Конечно, с людьми, у которых происходит трагедия, мы всегда взаимодействовали, это обычная работа священника. К нам приходят за помощью погорельцы, те, кто потерял родных и близких. Мы проверяем их историю, вникаем в суть дела. Сестры милосердия приезжают домой к людям, проверяют, как человек живет, в чем нуждается, ищут пути решения его проблем.
— Чем работа священника по этой методике отличается от работы психолога, работающего в чрезвычайных и экстремальных ситуациях?

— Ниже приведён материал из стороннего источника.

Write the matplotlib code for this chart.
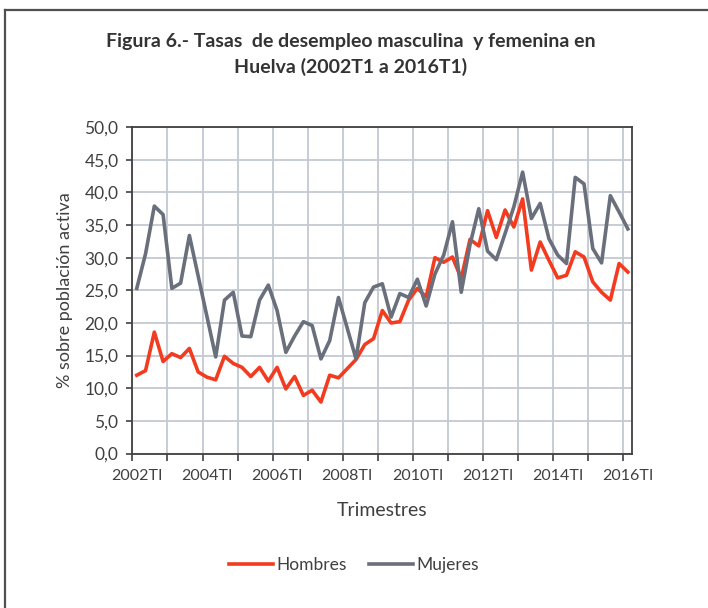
import matplotlib
matplotlib.use("Agg")
import matplotlib.pyplot as plt
from matplotlib.lines import Line2D
import numpy as np

# Tasas de desempleo por trimestre, 2002T1 .. 2016T1 (57 trimestres)
hombres = [
    12.0, 12.7, 18.6, 14.1, 15.3, 14.7, 16.1, 12.5, 11.7, 11.3,
    14.9, 13.8, 13.2, 11.8, 13.2, 11.1, 13.2, 9.9, 11.8, 8.9,
    9.7, 7.9, 12.0, 11.6, 13.0, 14.4, 16.7, 17.6, 21.9, 20.0,
    20.2, 23.5, 25.3, 24.0, 30.0, 29.3, 30.1, 26.8, 32.8, 31.8,
    37.2, 33.1, 37.3, 34.7, 39.0, 28.1, 32.4, 29.6, 26.9, 27.3,
    30.9, 30.1, 26.3, 24.7, 23.5, 29.1, 27.8,
]
mujeres = [
    25.3, 30.6, 37.9, 36.6, 25.3, 26.1, 33.4, 27.2, 21.0, 14.8,
    23.5, 24.7, 18.0, 17.9, 23.5, 25.8, 21.9, 15.5, 18.0, 20.2,
    19.6, 14.5, 17.3, 23.9, 19.2, 14.5, 23.1, 25.5, 26.0, 20.9,
    24.5, 23.9, 26.7, 22.6, 27.5, 30.4, 35.5, 24.7, 32.0, 37.5,
    31.0, 29.7, 33.7, 37.8, 43.1, 36.0, 38.3, 32.9, 30.4, 29.1,
    42.3, 41.3, 31.4, 29.2, 39.5, 37.0, 34.4,
]
etiquetas_x = ["2002TI", "2004TI", "2006TI", "2008TI",
               "2010TI", "2012TI", "2014TI", "2016TI"]

TXT = "#404040"
plt.rcParams["font.family"] = ["Lato", "DejaVu Sans"]

fig = plt.figure(figsize=(7.08, 6.08), dpi=100)
ax = fig.add_axes([0.187, 0.254, 0.706, 0.537])

x = np.arange(len(hombres))
ax.plot(x, hombres, color="#F23B1F", lw=2.6, label="Hombres", zorder=3)
ax.plot(x, mujeres, color="#6A6F7C", lw=2.6, label="Mujeres", zorder=3)

ax.set_xlim(-0.5, len(hombres) - 0.5)
ax.set_ylim(0, 50)
ax.set_yticks(np.arange(0, 51, 5))
ax.set_yticklabels([f"{v:.1f}".replace(".", ",") for v in np.arange(0, 51, 5)])

ax.set_xticks(np.arange(-0.5, len(hombres) - 1, 4))
ax.set_xticklabels([])
ax.set_xticks(np.arange(0, len(hombres), 8), minor=True)
ax.set_xticklabels(etiquetas_x, minor=True)
ax.tick_params(axis="x", which="minor", length=0, pad=11, labelsize=11.5)
ax.tick_params(axis="x", which="major", length=5, width=1.2, color=TXT)
ax.tick_params(axis="y", length=4, width=1.2, color=TXT, pad=6, labelsize=12.5)
ax.tick_params(labelcolor=TXT, which="both")

ax.grid(True, which="major", color="#C4C8D2", lw=1.3, zorder=0)
for s in ax.spines.values():
    s.set_color(TXT)
    s.set_linewidth(1.3)

ax.set_xlabel("Trimestres", fontsize=14, color=TXT, labelpad=14)
ax.set_ylabel("% sobre población activa", fontsize=13, color=TXT, labelpad=8)

fig.text(0.495, 0.931, "Figura 6.- Tasas  de desempleo masculina  y femenina en",
         ha="center", va="center", fontsize=14, fontweight="bold", color="#333333")
fig.text(0.495, 0.890, "Huelva (2002T1 a 2016T1)",
         ha="center", va="center", fontsize=14, fontweight="bold", color="#333333")

fig.legend(loc="center", bbox_to_anchor=(0.5, 1 - 565 / 608), ncol=2,
           frameon=False, fontsize=12.5, handlelength=2.5, handletextpad=0.2,
           columnspacing=1.3, labelcolor=TXT)

# marco exterior (solo borde superior e izquierdo visibles)
y_top = 1 - 10 / 608
x_left = 5 / 708
fig.add_artist(Line2D([x_left, 1], [y_top, y_top], color="#505050", lw=1.6))
fig.add_artist(Line2D([x_left, x_left], [0, y_top], color="#505050", lw=1.6))

fig.savefig("out.png", dpi=100)
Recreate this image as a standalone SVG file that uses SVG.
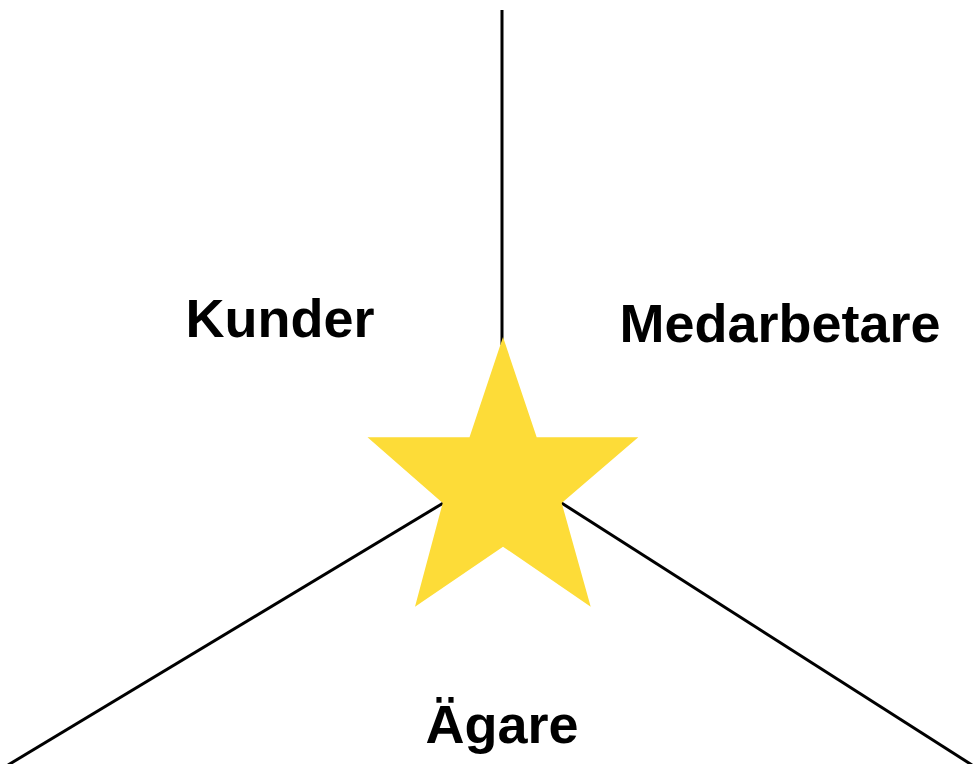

— Главная наша обязанность — совершать Таинства. Психолог не может совершать таинство исповеди, панихиду или молебны. Мы же в первую очередь предлагаем молитвенную помощь.
Люди приходят к психологу, чтобы излить душу. К священнику же приходят с вопросом, как правильно обратиться к Богу?
Священник иногда подменяет психолога, но делает это не всегда, главная его обязанность — молиться.
Когда случается трагедия, люди приходят со словами: «У меня умер родственник. Что делать?» Человек в шоке, он не знает, как поступить. Тут же приезжает похоронное агентство, оно преследует в первую очередь свои коммерческие интересы. Агенты готовы человека тут же похоронить и забыть. Разве родственник умершего к психологу побежит в этой ситуации? Он пойдет к священнику. Мы организуем чтение Псалтири, служим панихиду, и человек душевно успокаивается, получает облегчение.
Служение священника — в первую очередь ритуальное служение. Человек в горе не знает, что ему делать: пить водку или пускаться во все тяжкие. А священник говорит: давай помолимся. Так человек получает умиротворение и помощь. Психолог не оказывает экстренную помощь. В штабе тогда дежурили психологи, но к ним подходили еще реже, чем к священникам.
— Церковь говорит: все, что происходит — по воле Бога. Как объяснить человеку, что смерть — она тоже по Его воле?
— В тот момент, когда у человека случилось горе, не нужно лезть к нему с объяснениями, почему это произошло. Лучше сказать: «Давай помолимся, и ты все поймешь, зачем и для чего это случилось». Священник не должен закрывать собой Бога, он должен быть проводником к Нему. И тогда человек получит ответы на все свои вопросы. Все люди смертны — одни умирают раньше, другие позже. И мы когда-то тоже перешагнем через эту черту. Это Промысл Божий.
На самом деле смерти нет, никто не умер, никто не исчез. Если мы будем молиться за погибших, если мы будем о них помнить, с ними мысленно общаться, они всегда будут с нами. Да, случилась эта трагедия, Господь так определил — придет время, когда мы все это поймем.